[SSS14-P12] Surface and internal textures of clasts in incohesive fault rocks and their significance
Keywords:fault gouge, fault breccia, drill cuttings
Kanaori and his coworkers conducted very detailed SEM (scanning electron microscope) observations on quartz or quartz-rich clasts in fault gouge, collected from more than ten mostly-active faults (e.g., Kanaori et al., 1980, Eng. Geol.). They demonstrated that characteristic surface textures, completely different from those of fresh fracture surfaces, developed on clasts primarily due to dissolution of surface materials. They pointed out that those textures were similar to the surface textures of quartz grains in sediments that had been reported in many publications (note that fault-zone clasts and clastic sediments were exposed to underground water in geological time scale). They classified the surface textures of quartz clasts into 8 types and 4 groups, and proposed a sequence of changes in surface textures with time. The primary target of the work by Kanaori and others was to make rough estimate of timing of fault motion from the surface textures. However, this was not easy and their pioneering work did not progress further.

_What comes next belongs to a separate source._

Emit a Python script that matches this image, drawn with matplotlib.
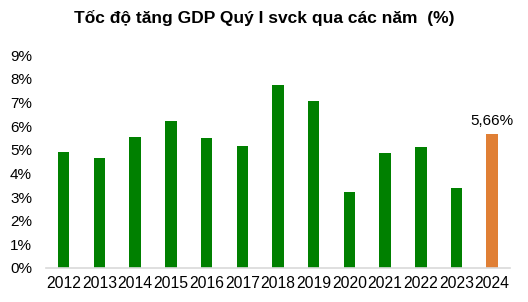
import matplotlib.pyplot as plt

plt.rcParams['font.family'] = ['Liberation Sans', 'DejaVu Sans']

years = ['2012', '2013', '2014', '2015', '2016', '2017', '2018',
         '2019', '2020', '2021', '2022', '2023', '2024']
growth = [4.92, 4.67, 5.52, 6.23, 5.48, 5.15, 7.74, 7.07, 3.22, 4.85, 5.10, 3.40, 5.66]
colors = ['#008000'] * 12 + ['#E07F35']

fig = plt.figure(figsize=(5.28, 3.02), dpi=100)
ax = fig.add_axes([0.087, 0.1126, 0.879, 0.705])

x = range(len(years))
ax.bar(x, growth, width=0.32, color=colors)
ax.text(12, growth[-1] + 0.25, '5,66%', ha='center', va='bottom', fontsize=11)

ax.set_xlim(-0.5, 12.5)
ax.set_ylim(0, 9)
ax.set_xticks(list(x))
ax.set_xticklabels(years, fontsize=11.3)
ax.set_yticks(range(10))
ax.set_yticklabels([f'{i}%' for i in range(10)], fontsize=11)
ax.tick_params(length=0, pad=6)
ax.tick_params(axis='y', pad=10)

for s in ['top', 'right', 'left']:
    ax.spines[s].set_visible(False)
ax.spines['bottom'].set_color('#D9D9D9')
ax.spines['bottom'].set_linewidth(1.2)

fig.text(0.5, 0.94, 'Tốc độ tăng GDP Quý I svck qua các năm  (%)',
         ha='center', va='center', fontsize=12.5, fontweight='bold')

fig.savefig('out.png', dpi=100)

Present work was motivated from the third purpose listed above. We have not followed the classifications of Kanaori et al, but rather we have intended to study surface and cross-sectional textures of clasts, using all clasts from all parts of fault zones, with broad perspectives. We have studied so far Nojima fault and Arima-Takatsuki Tectonic Line in Japan, and Yangsan fault and Yeongdeok fault in southeast Korea (all granitic fault zones). We have recognized surface textures similar to the orange peel-like and fish scale-like textures of Kanaori and others, but we have not yet confirmed all textures that they have classified. A broken clast from clayey fault gouge in Yeongdeok fault zone exhibits quite interesting internal texture with a broken mineral (probably feldspar) in the center, mantled by thick fine-grained and still-porous fault rock that is rich in phyllosilicates. The texture clearly demonstrates that the surface textures of this clast did not form simply by dissolution of surface material, and there is a possibility that reactions between the clast and matrix formed the fault rock surrounding the clast. If this is the case, such textures may record some physical and chemical processes in fault zones (useful for the second purpose listed above), and we plan to do more detailed work on such textures. Pulverized rock is reported in a wide granitic fault zone along the Arima-Takatsuki Tectonic Line (Mitchell et al., 2011, EPSL). Distinction between clasts and matrix is not always clear in this fault rock and we could observe many fractures in minerals under a SEM. Interestingly, many of those fractures exhibit dissolution textures similar to those of fault-zone clasts and clastic sediments, and old existing fractures in rocks can be distinguished from fresh new fractures from surface textures. All of those textures will be useful in identifying faults from borehole cuttings.